It’s safe to say that user experience, as a practice, is currently exploding. I’ve been amazed at the demand and it’s been absolutely encouraging for my colleagues who are looking to do great work. Here are a few notes on why I suspect this is happening now, and a bit about a big skill UXers will need to help.
Why now? Was there any one thing that clicked and pointed the way towards user-focused software? I’m not sure. I don’t think so. But there are two big factors which I think have had a very significant impact.
No matter what you think of them, Apple is absolutely on fire, selling every single iOS device they can make - and Mac sales have jumped nicely as well. Apple is known for being a company which invests heavily in industrial, aesthetic, and functional design. Other companies see this success, the buckets of money they’re printing every quarter, and say, “I want a piece of that action!” As well they should!
That’s not to say that design is Apple’s sole reason for success, but it’s arguably the most visible. (I can’t even imagine the infrastructure necessary to design and execute something like the Mac App Store to send petabytes of data on the wire. Or how they engineer curved glass so well. I mean, it boggles the mind.)
Constraints are falling away
Phones are powerful computers. Tablets exist now. E-readers are real. We’re collectively seeing new markets and new gadgets pop up on a very rapid basis.
One of my favorite things about devices like the Kindle, iPad and (hopefully someday?) Android tablets is that they throw away the baggage associated with the PC for the past 30-odd years. No file system, no blue screen of death, no discs, no turbo button, and so forth. People-focused, not technology-focused.
This is exciting because it’s becoming clearer that these shackles were sitting on the brakes while the right foot was pressing down the accelerator. Take them away, and you just go. And sure enough, we are going.
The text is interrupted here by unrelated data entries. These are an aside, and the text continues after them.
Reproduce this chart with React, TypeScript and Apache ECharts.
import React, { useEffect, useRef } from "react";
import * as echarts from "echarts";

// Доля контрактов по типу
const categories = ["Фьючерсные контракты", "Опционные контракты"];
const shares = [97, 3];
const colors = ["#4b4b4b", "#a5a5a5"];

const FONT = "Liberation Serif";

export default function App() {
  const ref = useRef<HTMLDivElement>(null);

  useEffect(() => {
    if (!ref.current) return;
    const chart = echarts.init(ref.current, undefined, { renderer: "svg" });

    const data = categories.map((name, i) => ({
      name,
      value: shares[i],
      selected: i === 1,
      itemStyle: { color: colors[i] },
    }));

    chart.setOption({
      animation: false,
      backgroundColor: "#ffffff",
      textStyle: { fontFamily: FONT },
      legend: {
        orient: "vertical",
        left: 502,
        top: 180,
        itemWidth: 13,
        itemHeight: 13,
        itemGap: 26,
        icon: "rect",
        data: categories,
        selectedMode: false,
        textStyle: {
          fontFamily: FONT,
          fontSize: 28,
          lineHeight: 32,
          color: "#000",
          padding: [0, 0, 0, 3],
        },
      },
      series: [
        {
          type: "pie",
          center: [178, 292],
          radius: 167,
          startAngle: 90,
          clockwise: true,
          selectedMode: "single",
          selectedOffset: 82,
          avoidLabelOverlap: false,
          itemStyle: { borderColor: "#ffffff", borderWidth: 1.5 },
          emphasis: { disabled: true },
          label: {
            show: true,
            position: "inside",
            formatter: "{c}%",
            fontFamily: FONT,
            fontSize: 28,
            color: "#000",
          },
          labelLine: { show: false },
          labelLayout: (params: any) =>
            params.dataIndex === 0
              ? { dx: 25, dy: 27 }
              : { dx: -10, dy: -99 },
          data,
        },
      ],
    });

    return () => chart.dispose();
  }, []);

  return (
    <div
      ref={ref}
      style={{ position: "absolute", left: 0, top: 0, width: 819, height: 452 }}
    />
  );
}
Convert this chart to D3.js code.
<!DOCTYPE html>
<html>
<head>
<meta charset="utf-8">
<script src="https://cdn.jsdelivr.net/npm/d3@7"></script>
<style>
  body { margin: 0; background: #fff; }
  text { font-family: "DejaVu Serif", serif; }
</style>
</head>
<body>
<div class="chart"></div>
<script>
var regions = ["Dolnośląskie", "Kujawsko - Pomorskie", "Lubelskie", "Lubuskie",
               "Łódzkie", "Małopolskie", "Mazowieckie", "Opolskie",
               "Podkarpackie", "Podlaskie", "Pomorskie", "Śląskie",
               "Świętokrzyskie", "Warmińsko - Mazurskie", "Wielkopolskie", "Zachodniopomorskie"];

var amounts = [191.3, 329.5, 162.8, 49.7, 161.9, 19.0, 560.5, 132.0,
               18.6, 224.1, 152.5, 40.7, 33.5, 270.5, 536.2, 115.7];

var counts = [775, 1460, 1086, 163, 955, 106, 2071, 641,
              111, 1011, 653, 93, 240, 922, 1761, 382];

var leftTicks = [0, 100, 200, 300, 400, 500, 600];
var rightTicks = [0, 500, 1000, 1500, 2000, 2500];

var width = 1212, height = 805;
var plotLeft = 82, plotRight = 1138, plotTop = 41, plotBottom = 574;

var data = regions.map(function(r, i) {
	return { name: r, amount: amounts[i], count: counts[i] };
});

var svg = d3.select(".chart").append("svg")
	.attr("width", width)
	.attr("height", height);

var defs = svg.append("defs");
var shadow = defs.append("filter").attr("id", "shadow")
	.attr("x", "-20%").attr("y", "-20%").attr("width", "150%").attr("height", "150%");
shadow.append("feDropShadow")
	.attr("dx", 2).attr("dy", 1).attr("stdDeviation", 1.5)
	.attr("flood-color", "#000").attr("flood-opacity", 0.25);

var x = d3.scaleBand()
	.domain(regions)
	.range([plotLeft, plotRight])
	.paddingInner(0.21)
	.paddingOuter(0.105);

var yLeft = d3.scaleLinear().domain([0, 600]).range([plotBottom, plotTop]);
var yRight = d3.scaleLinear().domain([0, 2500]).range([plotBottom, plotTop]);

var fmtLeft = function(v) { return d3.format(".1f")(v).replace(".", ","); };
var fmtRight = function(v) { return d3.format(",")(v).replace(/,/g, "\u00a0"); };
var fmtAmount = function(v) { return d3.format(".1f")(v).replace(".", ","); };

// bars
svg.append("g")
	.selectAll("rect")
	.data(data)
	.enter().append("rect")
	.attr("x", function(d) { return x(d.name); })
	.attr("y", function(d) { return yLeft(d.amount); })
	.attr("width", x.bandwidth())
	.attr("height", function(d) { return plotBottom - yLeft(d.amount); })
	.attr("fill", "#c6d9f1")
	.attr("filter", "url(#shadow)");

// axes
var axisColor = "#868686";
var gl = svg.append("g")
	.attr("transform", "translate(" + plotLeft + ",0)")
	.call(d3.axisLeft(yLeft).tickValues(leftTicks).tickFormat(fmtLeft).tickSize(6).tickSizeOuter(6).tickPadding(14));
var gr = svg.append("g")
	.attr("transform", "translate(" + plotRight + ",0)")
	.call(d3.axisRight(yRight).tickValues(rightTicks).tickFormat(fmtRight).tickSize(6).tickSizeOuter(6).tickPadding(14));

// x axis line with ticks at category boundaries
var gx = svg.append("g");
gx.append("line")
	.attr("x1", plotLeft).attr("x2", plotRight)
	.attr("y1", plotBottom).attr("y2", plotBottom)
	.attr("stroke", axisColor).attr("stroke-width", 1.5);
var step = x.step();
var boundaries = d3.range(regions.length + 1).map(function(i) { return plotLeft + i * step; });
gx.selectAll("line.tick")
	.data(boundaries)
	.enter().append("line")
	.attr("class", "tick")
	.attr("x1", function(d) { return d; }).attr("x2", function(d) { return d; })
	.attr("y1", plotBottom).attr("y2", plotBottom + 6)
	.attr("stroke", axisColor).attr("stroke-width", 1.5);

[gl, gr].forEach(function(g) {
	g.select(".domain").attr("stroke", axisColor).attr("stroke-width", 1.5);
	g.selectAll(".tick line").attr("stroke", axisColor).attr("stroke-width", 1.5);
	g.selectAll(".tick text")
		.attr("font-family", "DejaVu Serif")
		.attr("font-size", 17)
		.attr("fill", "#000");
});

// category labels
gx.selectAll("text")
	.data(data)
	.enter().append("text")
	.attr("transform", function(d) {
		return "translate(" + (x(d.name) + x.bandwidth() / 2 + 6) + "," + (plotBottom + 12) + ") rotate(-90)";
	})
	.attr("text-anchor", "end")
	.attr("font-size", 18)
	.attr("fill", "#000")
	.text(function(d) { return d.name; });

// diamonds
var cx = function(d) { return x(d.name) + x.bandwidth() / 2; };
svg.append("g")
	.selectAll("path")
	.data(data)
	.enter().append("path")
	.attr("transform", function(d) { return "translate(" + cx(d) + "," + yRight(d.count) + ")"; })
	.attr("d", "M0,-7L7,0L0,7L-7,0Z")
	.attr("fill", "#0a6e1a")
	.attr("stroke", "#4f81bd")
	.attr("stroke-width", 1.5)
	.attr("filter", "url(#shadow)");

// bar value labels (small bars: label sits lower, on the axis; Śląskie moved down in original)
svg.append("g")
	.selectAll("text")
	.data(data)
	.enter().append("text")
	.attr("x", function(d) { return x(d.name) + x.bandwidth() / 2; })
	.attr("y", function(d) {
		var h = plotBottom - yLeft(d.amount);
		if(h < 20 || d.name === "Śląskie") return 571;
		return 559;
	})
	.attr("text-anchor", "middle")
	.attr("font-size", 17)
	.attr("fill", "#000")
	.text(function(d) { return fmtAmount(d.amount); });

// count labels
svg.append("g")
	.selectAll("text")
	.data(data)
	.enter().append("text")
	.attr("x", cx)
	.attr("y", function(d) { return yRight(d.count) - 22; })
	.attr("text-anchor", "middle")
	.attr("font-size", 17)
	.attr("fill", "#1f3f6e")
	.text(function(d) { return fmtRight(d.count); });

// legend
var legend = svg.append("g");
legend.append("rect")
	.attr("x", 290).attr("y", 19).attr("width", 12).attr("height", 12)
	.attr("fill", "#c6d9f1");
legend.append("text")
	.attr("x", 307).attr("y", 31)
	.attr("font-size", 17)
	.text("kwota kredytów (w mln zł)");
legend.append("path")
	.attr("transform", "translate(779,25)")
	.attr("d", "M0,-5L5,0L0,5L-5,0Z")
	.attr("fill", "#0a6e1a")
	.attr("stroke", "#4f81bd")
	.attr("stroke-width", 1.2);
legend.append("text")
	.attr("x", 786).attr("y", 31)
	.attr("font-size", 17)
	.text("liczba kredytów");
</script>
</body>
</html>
Risky moves? Yeah, but they’re paying off. We all win with simplification, and the potential to make technology even more straightforward is tantalizing.
Where UX fits in
User experience experts are definitely in an enviable position right now, but it’s vital for us to jump in intelligently.
The dilemma here is that some companies might think they can simply drop in one UX person and boom, their problems are solved. That’s really rare. In reality, they’ll be embracing a new and exciting set of problems centered around design as a whole.
Here’s what I’ve seen happen. One UX person joins a company and needs to not only do her work and do it well, but defend her work constantly - and, more importantly, educate people about her work. She has to do the research but also needs to talk about it; why she did it, what the business value is, and the like. Ultimately she needs to be an excellent salesperson for her own skills.
But if she’s good at it? Like, really good? Then she’s put herself in a great spot. She’s doing great work, making others aware of it, and just cranking. That’s a very good thing and can lead to bigger change - change which can support design-led activities, for example. Or even just hiring another person and starting to build out a practice.
The missing piece
So what I’m really getting at is: yes, it’s an exciting time to be in UX. Very much so! But it’s becoming quite important to know your skills and limitations, sure.
Moreso it’s essential to be able to tell your story. Your passion. Your experience. Your drive. Your love for what you do. Without it, you’re just filling a seat. Don’t be that person.